DATA.
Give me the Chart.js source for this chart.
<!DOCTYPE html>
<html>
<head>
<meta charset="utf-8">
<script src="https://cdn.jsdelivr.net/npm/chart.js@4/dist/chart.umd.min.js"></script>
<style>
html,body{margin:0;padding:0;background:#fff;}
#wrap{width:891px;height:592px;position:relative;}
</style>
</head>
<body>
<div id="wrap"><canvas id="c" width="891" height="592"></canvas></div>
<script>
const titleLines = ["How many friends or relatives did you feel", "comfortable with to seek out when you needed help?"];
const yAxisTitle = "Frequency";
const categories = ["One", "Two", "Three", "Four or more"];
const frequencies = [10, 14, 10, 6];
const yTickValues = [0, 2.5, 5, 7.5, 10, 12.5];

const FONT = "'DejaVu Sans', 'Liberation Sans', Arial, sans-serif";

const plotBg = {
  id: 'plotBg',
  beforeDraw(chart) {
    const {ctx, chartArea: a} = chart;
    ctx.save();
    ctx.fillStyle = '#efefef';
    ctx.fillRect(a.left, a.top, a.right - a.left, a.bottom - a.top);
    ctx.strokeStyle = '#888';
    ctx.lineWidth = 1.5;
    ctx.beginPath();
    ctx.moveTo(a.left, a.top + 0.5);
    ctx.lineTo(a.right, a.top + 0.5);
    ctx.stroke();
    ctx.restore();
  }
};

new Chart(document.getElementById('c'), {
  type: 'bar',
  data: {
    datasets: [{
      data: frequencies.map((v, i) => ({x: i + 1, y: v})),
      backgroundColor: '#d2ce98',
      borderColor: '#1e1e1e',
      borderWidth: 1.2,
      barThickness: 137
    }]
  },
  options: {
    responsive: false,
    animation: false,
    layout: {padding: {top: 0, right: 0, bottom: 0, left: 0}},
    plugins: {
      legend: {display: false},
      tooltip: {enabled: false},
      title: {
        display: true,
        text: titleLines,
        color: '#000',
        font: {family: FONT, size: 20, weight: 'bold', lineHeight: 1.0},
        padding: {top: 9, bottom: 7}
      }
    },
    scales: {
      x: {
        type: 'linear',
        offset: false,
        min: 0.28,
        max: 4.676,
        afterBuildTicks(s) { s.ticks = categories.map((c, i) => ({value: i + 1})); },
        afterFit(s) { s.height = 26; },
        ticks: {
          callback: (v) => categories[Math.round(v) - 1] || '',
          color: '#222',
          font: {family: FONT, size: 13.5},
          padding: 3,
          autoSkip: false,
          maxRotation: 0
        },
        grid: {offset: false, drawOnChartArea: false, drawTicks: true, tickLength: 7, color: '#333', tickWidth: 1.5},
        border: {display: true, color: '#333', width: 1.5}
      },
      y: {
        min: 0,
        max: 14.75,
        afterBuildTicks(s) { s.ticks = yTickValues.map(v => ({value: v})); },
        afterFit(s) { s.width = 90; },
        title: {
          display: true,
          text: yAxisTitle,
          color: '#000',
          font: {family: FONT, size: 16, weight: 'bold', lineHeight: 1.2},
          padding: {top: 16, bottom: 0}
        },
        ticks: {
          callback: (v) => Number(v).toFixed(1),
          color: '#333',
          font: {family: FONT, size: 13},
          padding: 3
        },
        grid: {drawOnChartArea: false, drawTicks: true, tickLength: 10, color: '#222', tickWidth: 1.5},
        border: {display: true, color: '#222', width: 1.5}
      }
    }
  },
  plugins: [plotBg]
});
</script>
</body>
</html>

YOUR OBJECTIVE. Return, please, the lines of the data from the first through the line containing "const yTickValues = [0, 2.5, 5, 7.5, 10, 12.5];", both kept, exactly as they stand and nothing more.

COMPLETED EXERCISE.
Give me the Chart.js source for this chart.
<!DOCTYPE html>
<html>
<head>
<meta charset="utf-8">
<script src="https://cdn.jsdelivr.net/npm/chart.js@4/dist/chart.umd.min.js"></script>
<style>
html,body{margin:0;padding:0;background:#fff;}
#wrap{width:891px;height:592px;position:relative;}
</style>
</head>
<body>
<div id="wrap"><canvas id="c" width="891" height="592"></canvas></div>
<script>
const titleLines = ["How many friends or relatives did you feel", "comfortable with to seek out when you needed help?"];
const yAxisTitle = "Frequency";
const categories = ["One", "Two", "Three", "Four or more"];
const frequencies = [10, 14, 10, 6];
const yTickValues = [0, 2.5, 5, 7.5, 10, 12.5];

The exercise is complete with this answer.